# Task goal:
Would you copy the records below, exactly and only from their first line through the line containing "Chart.register(...registerables);", without any pictures?

## start Data provided

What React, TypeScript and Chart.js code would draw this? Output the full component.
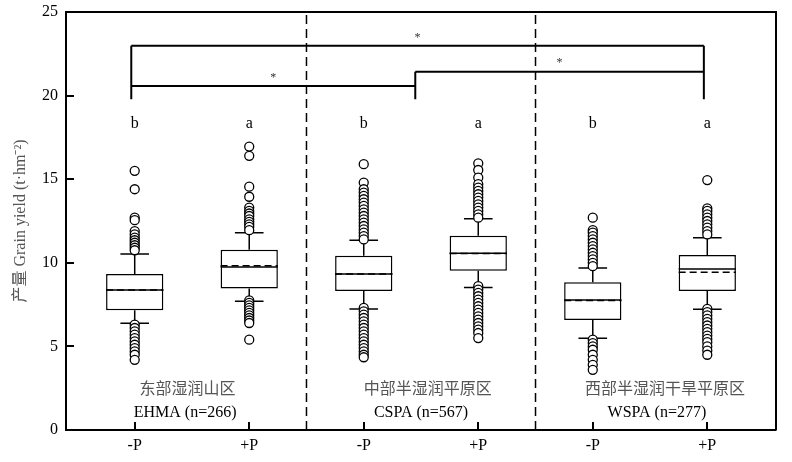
import { useEffect, useRef } from "react";
import { Chart, registerables } from "chart.js";

Chart.register(...registerables);

// ---------- data ----------
const positions = [1, 2, 3, 4, 5, 6];
const xLabels = ["-P", "+P", "-P", "+P", "-P", "+P"];
const q1 = [7.16, 8.47, 8.31, 9.53, 6.58, 8.31];
const median = [8.37, 9.75, 9.33, 10.57, 7.78, 9.63];
const mean = [8.37, 9.83, 9.33, 10.55, 7.74, 9.43];
const q3 = [9.33, 10.78, 10.42, 11.62, 8.83, 10.47];
const whiskerLow = [6.38, 7.7, 7.24, 8.53, 5.48, 7.22];
const whiskerHigh = [10.53, 11.8, 11.35, 12.64, 9.69, 11.5];
const outliers1 = [15.5, 14.4, 12.7, 12.55, 11.9, 11.7, 11.5, 11.35, 11.2, 11.05, 10.9, 10.75, 6.3, 6.1, 5.9, 5.7, 5.5, 5.3, 5.1, 4.9, 4.7, 4.5, 4.2];
const outliers2 = [16.95, 16.4, 14.55, 13.95, 13.3, 13.1, 12.95, 12.8, 12.6, 12.45, 12.3, 12.15, 11.95, 7.75, 7.6, 7.45, 7.3, 7.15, 7.0, 6.85, 6.7, 6.55, 6.4, 5.4];
const outliers3 = [15.9, 14.8, 14.4, 14.2, 14.0, 13.8, 13.6, 13.4, 13.2, 13.0, 12.8, 12.6, 12.4, 12.2, 12.0, 11.8, 11.6, 11.4, 7.3, 7.1, 6.9, 6.7, 6.5, 6.3, 6.1, 5.9, 5.7, 5.5, 5.3, 5.1, 4.9, 4.7, 4.5, 4.35];
const outliers4 = [15.95, 15.55, 15.1, 14.7, 14.5, 14.3, 14.1, 13.9, 13.7, 13.5, 13.3, 13.1, 12.9, 12.7, 8.6, 8.4, 8.2, 8.0, 7.8, 7.6, 7.4, 7.2, 7.0, 6.8, 6.6, 6.4, 6.2, 6.0, 5.8, 5.5];
const outliers5 = [12.7, 11.95, 11.8, 11.6, 11.4, 11.2, 11.0, 10.8, 10.6, 10.4, 10.2, 10.0, 9.8, 5.4, 5.2, 5.0, 4.8, 4.5, 4.2, 3.9, 3.6];
const outliers6 = [14.95, 13.25, 13.1, 12.9, 12.7, 12.5, 12.3, 12.1, 11.9, 11.7, 7.25, 7.05, 6.85, 6.65, 6.45, 6.25, 6.05, 5.85, 5.65, 5.45, 5.25, 5.0, 4.75, 4.5];
const outliers = [outliers1, outliers2, outliers3, outliers4, outliers5, outliers6];
const sigLetters = ["b", "a", "b", "a", "b", "a"];
const sigLetterY = 18.05;

const regionNamesZh = ["东部湿润山区", "中部半湿润平原区", "西部半湿润干旱平原区"];
const regionNamesEn = ["EHMA (n=266)", "CSPA (n=567)", "WSPA (n=277)"];
const regionZhX = [1.46, 3.56, 5.63];
const regionEnX = [1.44, 3.5, 5.56];
const regionZhY = 2.4;
const regionEnY = 0.78;
const separators = [2.5, 4.5];

const bracketFrom = [0.97, 0.97, 3.45];
const bracketTo = [5.97, 3.45, 5.97];
const bracketY = [22.98, 20.57, 21.43];
const bracketBase = 19.78;
const bracketMarks = ["*", "*", "*"];

const yTicks = [0, 5, 10, 15, 20, 25];
const yTitle = "产量 Grain yield (t·hm⁻²)";

// ---------- helpers ----------
const SERIF = "'Liberation Serif', 'Times New Roman', 'Noto Sans CJK SC', serif";
const BOX_HALF = 0.25;
const CAP_HALF = 0.125;
const TICK_LEN = 8;

function segs(list: number[][]) {
  const out: any[] = [];
  list.forEach(([x1, y1, x2, y2]) => {
    out.push({ x: x1, y: y1 }, { x: x2, y: y2 }, { x: x2, y: null });
  });
  return out;
}

const lineBase = {
  type: "line" as const,
  pointRadius: 0,
  borderColor: "#000",
  borderWidth: 1.5,
  fill: false,
  spanGaps: false,
  tension: 0,
};

export default function App() {
  const ref = useRef<HTMLCanvasElement | null>(null);

  useEffect(() => {
    if (!ref.current) return;

    const whiskerSegs: number[][] = [];
    const medianSegs: number[][] = [];
    const meanSegs: number[][] = [];
    positions.forEach((p, i) => {
      whiskerSegs.push([p, q3[i], p, whiskerHigh[i]]);
      whiskerSegs.push([p, q1[i], p, whiskerLow[i]]);
      whiskerSegs.push([p - CAP_HALF, whiskerHigh[i], p + CAP_HALF, whiskerHigh[i]]);
      whiskerSegs.push([p - CAP_HALF, whiskerLow[i], p + CAP_HALF, whiskerLow[i]]);
      medianSegs.push([p - BOX_HALF, median[i], p + BOX_HALF, median[i]]);
      meanSegs.push([p - BOX_HALF, mean[i], p + BOX_HALF, mean[i]]);
    });
    const sepSegs = separators.map((s) => [s, 0, s, 25]);
    const bracketSegs: number[][] = [];
    bracketFrom.forEach((a, i) => {
      const b = bracketTo[i];
      const y = bracketY[i];
      bracketSegs.push([a, bracketBase, a, y]);
      bracketSegs.push([a, y, b, y]);
      bracketSegs.push([b, y, b, bracketBase]);
    });
    const outlierPts: any[] = [];
    outliers.forEach((arr, i) => arr.forEach((v) => outlierPts.push({ x: positions[i], y: v })));

    const annotations = {
      id: "annotations",
      afterDraw(chart: any) {
        const { ctx, scales, chartArea } = chart;
        const xs = scales.x;
        const ys = scales.y;
        ctx.save();
        ctx.setLineDash([]);
        // frame top & right
        ctx.strokeStyle = "#000";
        ctx.lineWidth = 2;
        ctx.beginPath();
        ctx.moveTo(chartArea.left, chartArea.top);
        ctx.lineTo(chartArea.right, chartArea.top);
        ctx.lineTo(chartArea.right, chartArea.bottom);
        ctx.stroke();

        // inward tick marks on the scales
        ctx.lineWidth = 2;
        ctx.strokeStyle = "#000";
        yTicks.forEach((v) => {
          const py = Math.round(ys.getPixelForValue(v));
          ctx.beginPath();
          ctx.moveTo(chartArea.left, py);
          ctx.lineTo(chartArea.left + TICK_LEN, py);
          ctx.stroke();
        });
        positions.forEach((v) => {
          const px = Math.round(xs.getPixelForValue(v));
          ctx.beginPath();
          ctx.moveTo(px, chartArea.bottom);
          ctx.lineTo(px, chartArea.bottom - TICK_LEN);
          ctx.stroke();
        });

        ctx.textAlign = "center";
        ctx.fillStyle = "#000";
        ctx.font = `16px ${SERIF}`;
        ctx.textBaseline = "alphabetic";
        sigLetters.forEach((t, i) => {
          ctx.fillText(t, xs.getPixelForValue(positions[i]), ys.getPixelForValue(sigLetterY));
        });
        regionNamesEn.forEach((t, i) => {
          ctx.fillText(t, xs.getPixelForValue(regionEnX[i]), ys.getPixelForValue(regionEnY));
        });
        ctx.fillStyle = "#555";
        ctx.textBaseline = "middle";
        regionNamesZh.forEach((t, i) => {
          ctx.fillText(t, xs.getPixelForValue(regionZhX[i]), ys.getPixelForValue(regionZhY));
        });
        ctx.font = `12px ${SERIF}`;
        ctx.fillStyle = "#333";
        bracketMarks.forEach((t, i) => {
          const mx = (bracketFrom[i] + bracketTo[i]) / 2;
          ctx.fillText(t, xs.getPixelForValue(mx), ys.getPixelForValue(bracketY[i] + 0.5));
        });
        ctx.restore();
      },
    };

    const chart = new Chart(ref.current, {
      type: "scatter",
      data: {
        datasets: [
          {
            type: "scatter",
            data: outlierPts,
            pointRadius: 4.5,
            pointBackgroundColor: "#fff",
            pointBorderColor: "#000",
            pointBorderWidth: 1.3,
            order: 1,
          } as any,
          { ...lineBase, data: segs(meanSegs), borderDash: [7, 4], order: 2 } as any,
          { ...lineBase, data: segs(medianSegs), order: 3 } as any,
          { ...lineBase, data: segs(whiskerSegs), order: 4 } as any,
          { ...lineBase, data: segs(sepSegs), borderDash: [9, 5], order: 5 } as any,
          { ...lineBase, data: segs(bracketSegs), borderWidth: 2, order: 6 } as any,
          {
            type: "bar",
            data: positions.map((p, i) => ({ x: p, y: [q1[i], q3[i]] })),
            backgroundColor: "#fff",
            borderColor: "#000",
            borderWidth: 1.5,
            borderSkipped: false,
            categoryPercentage: 0.5,
            barPercentage: 1,
            order: 10,
          } as any,
        ],
      },
      options: {
        responsive: false,
        animation: false,
        layout: { padding: { top: 12, right: 16, left: 0, bottom: 0 } },
        plugins: { legend: { display: false }, tooltip: { enabled: false } },
        scales: {
          x: {
            type: "linear",
            min: 0.4,
            max: 6.6,
            offset: false,
            afterFit: (s: any) => {
              s.height = 32;
              s.paddingLeft = 0;
              s.paddingRight = 0;
            },
            afterBuildTicks: (s: any) => {
              s.ticks = positions.map((v) => ({ value: v }));
            },
            ticks: {
              autoSkip: false,
              maxRotation: 0,
              padding: 6,
              color: "#000",
              font: { family: SERIF, size: 16 },
              callback: (v: any) => {
                const i = positions.indexOf(Number(v));
                return i >= 0 ? xLabels[i] : "";
              },
            },
            grid: { offset: false, drawOnChartArea: false, drawTicks: false, color: "#000", lineWidth: 1.5 },
            border: { display: true, color: "#000", width: 2 },
          },
          y: {
            type: "linear",
            min: 0,
            max: 25,
            afterFit: (s: any) => {
              s.width = 66;
              s.paddingTop = 0;
              s.paddingBottom = 0;
            },
            afterBuildTicks: (s: any) => {
              s.ticks = yTicks.map((v) => ({ value: v }));
            },
            ticks: {
              padding: 8,
              color: "#000",
              font: { family: SERIF, size: 16 },
            },
            title: {
              display: true,
              text: yTitle,
              color: "#555",
              padding: { top: 11, bottom: 0 },
              font: { family: SERIF, size: 16 },
            },
            grid: { offset: false, drawOnChartArea: false, drawTicks: false, color: "#000", lineWidth: 1.5 },
            border: { display: true, color: "#000", width: 2 },
          },
        },
      },
      plugins: [annotations],
    } as any);

    return () => chart.destroy();
  }, []);

  return (
    <div style={{ position: "absolute", left: 0, top: 0, width: 792, height: 462, background: "#fff" }}>
      <canvas ref={ref} width={792} height={462} style={{ width: 792, height: 462 }} />
    </div>
  );
}
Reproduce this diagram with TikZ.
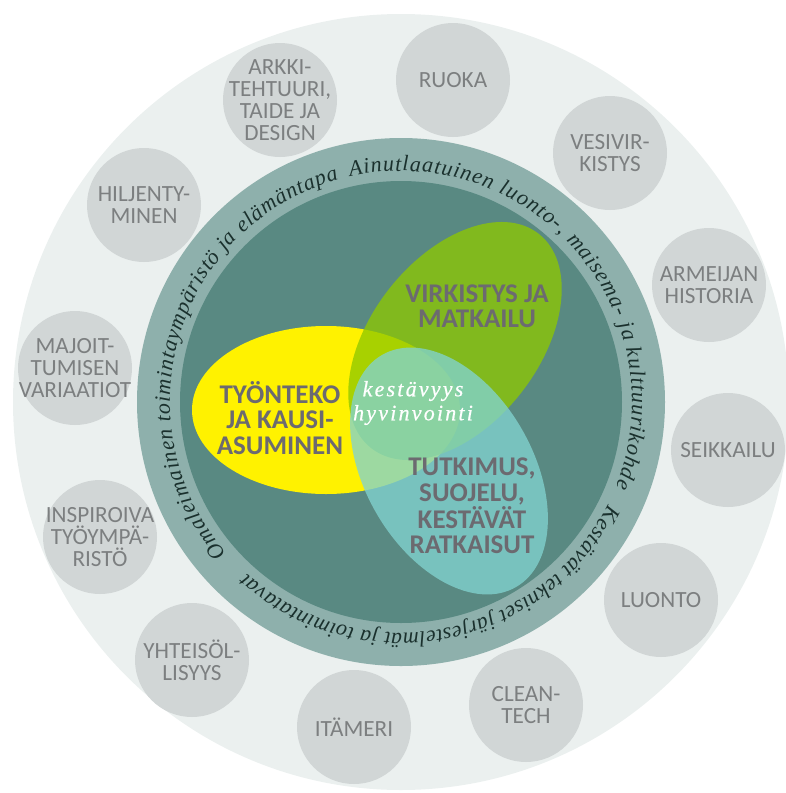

## end Data provided

# Full answer:
What React, TypeScript and Chart.js code would draw this? Output the full component.
import { useEffect, useRef } from "react";
import { Chart, registerables } from "chart.js";

Chart.register(...registerables);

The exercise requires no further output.